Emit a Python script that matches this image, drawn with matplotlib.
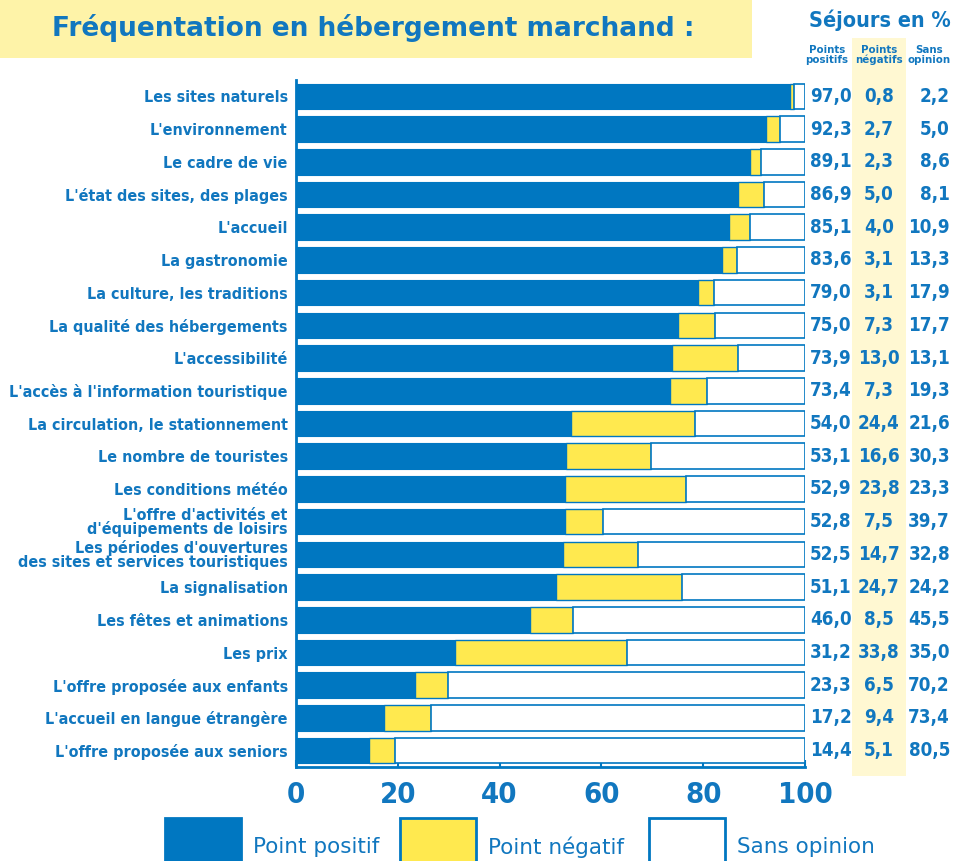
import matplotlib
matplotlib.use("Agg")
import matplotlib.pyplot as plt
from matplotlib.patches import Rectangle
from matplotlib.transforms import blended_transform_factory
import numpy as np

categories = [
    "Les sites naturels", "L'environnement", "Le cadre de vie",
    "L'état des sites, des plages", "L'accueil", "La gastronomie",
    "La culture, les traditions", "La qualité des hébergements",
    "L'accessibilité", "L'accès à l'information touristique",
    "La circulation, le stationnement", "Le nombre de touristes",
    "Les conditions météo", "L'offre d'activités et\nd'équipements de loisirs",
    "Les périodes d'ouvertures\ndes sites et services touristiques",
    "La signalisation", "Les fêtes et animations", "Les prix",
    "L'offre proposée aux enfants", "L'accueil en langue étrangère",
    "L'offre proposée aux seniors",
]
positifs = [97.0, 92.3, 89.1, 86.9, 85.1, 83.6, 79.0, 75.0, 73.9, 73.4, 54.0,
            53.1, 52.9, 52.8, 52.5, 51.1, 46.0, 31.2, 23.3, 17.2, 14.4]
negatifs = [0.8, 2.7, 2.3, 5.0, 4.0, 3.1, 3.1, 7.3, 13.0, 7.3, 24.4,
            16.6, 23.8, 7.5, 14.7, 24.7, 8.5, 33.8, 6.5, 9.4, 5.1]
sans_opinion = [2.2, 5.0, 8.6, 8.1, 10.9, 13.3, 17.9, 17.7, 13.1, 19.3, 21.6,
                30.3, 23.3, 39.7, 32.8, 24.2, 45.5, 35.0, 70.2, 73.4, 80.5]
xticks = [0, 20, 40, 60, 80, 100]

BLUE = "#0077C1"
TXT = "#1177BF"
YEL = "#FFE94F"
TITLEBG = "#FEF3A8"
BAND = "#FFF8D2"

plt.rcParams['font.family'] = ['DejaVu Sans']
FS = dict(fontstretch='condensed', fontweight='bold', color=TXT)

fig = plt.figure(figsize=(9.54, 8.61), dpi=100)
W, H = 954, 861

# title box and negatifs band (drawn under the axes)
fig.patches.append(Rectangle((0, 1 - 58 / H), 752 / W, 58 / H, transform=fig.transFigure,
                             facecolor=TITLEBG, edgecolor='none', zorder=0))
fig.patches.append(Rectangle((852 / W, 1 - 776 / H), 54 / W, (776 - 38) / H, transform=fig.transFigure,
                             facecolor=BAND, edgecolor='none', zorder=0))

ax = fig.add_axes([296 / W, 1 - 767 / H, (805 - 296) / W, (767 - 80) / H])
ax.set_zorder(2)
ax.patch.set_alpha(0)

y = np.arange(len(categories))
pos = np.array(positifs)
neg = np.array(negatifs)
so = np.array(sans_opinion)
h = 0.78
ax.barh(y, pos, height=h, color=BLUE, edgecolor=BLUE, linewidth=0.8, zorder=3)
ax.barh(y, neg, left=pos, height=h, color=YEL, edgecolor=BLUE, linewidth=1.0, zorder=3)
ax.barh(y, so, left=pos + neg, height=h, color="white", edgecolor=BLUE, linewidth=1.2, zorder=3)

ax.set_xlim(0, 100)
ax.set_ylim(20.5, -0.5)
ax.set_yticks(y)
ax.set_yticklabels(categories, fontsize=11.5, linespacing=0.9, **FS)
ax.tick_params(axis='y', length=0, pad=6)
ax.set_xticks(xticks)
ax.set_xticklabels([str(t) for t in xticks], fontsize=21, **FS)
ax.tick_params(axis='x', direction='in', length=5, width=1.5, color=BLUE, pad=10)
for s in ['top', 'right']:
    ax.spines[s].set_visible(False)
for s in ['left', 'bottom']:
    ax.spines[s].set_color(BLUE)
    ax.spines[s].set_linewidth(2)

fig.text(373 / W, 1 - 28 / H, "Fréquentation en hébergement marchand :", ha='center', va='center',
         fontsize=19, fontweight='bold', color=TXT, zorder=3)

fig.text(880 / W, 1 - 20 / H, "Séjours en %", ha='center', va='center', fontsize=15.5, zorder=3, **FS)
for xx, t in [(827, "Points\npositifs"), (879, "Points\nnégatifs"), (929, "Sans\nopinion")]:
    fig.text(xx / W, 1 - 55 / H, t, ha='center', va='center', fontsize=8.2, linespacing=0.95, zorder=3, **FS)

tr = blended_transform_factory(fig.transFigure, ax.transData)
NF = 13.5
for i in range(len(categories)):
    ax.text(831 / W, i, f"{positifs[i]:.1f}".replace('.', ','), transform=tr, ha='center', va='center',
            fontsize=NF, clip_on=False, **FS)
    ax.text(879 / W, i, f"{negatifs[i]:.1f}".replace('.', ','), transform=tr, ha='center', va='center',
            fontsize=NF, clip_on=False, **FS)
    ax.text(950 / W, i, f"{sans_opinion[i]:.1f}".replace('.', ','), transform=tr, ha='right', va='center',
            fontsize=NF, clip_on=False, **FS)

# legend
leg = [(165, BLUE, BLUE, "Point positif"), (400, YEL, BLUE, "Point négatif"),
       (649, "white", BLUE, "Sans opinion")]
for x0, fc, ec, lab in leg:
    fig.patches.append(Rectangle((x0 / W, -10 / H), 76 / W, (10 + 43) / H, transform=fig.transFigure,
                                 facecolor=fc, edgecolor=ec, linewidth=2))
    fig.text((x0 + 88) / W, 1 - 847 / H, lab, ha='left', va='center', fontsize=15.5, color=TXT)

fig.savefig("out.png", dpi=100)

____

--- WRITTEN PROBLEM ---
Up to and including the line containing "ax.patch.set_alpha(0)", repeat every line from the start of the data, but none of the pictures.

--- RESPONSE TO THIS TASK ---
Emit a Python script that matches this image, drawn with matplotlib.
import matplotlib
matplotlib.use("Agg")
import matplotlib.pyplot as plt
from matplotlib.patches import Rectangle
from matplotlib.transforms import blended_transform_factory
import numpy as np

categories = [
    "Les sites naturels", "L'environnement", "Le cadre de vie",
    "L'état des sites, des plages", "L'accueil", "La gastronomie",
    "La culture, les traditions", "La qualité des hébergements",
    "L'accessibilité", "L'accès à l'information touristique",
    "La circulation, le stationnement", "Le nombre de touristes",
    "Les conditions météo", "L'offre d'activités et\nd'équipements de loisirs",
    "Les périodes d'ouvertures\ndes sites et services touristiques",
    "La signalisation", "Les fêtes et animations", "Les prix",
    "L'offre proposée aux enfants", "L'accueil en langue étrangère",
    "L'offre proposée aux seniors",
]
positifs = [97.0, 92.3, 89.1, 86.9, 85.1, 83.6, 79.0, 75.0, 73.9, 73.4, 54.0,
            53.1, 52.9, 52.8, 52.5, 51.1, 46.0, 31.2, 23.3, 17.2, 14.4]
negatifs = [0.8, 2.7, 2.3, 5.0, 4.0, 3.1, 3.1, 7.3, 13.0, 7.3, 24.4,
            16.6, 23.8, 7.5, 14.7, 24.7, 8.5, 33.8, 6.5, 9.4, 5.1]
sans_opinion = [2.2, 5.0, 8.6, 8.1, 10.9, 13.3, 17.9, 17.7, 13.1, 19.3, 21.6,
                30.3, 23.3, 39.7, 32.8, 24.2, 45.5, 35.0, 70.2, 73.4, 80.5]
xticks = [0, 20, 40, 60, 80, 100]

BLUE = "#0077C1"
TXT = "#1177BF"
YEL = "#FFE94F"
TITLEBG = "#FEF3A8"
BAND = "#FFF8D2"

plt.rcParams['font.family'] = ['DejaVu Sans']
FS = dict(fontstretch='condensed', fontweight='bold', color=TXT)

fig = plt.figure(figsize=(9.54, 8.61), dpi=100)
W, H = 954, 861

# title box and negatifs band (drawn under the axes)
fig.patches.append(Rectangle((0, 1 - 58 / H), 752 / W, 58 / H, transform=fig.transFigure,
                             facecolor=TITLEBG, edgecolor='none', zorder=0))
fig.patches.append(Rectangle((852 / W, 1 - 776 / H), 54 / W, (776 - 38) / H, transform=fig.transFigure,
                             facecolor=BAND, edgecolor='none', zorder=0))

ax = fig.add_axes([296 / W, 1 - 767 / H, (805 - 296) / W, (767 - 80) / H])
ax.set_zorder(2)
ax.patch.set_alpha(0)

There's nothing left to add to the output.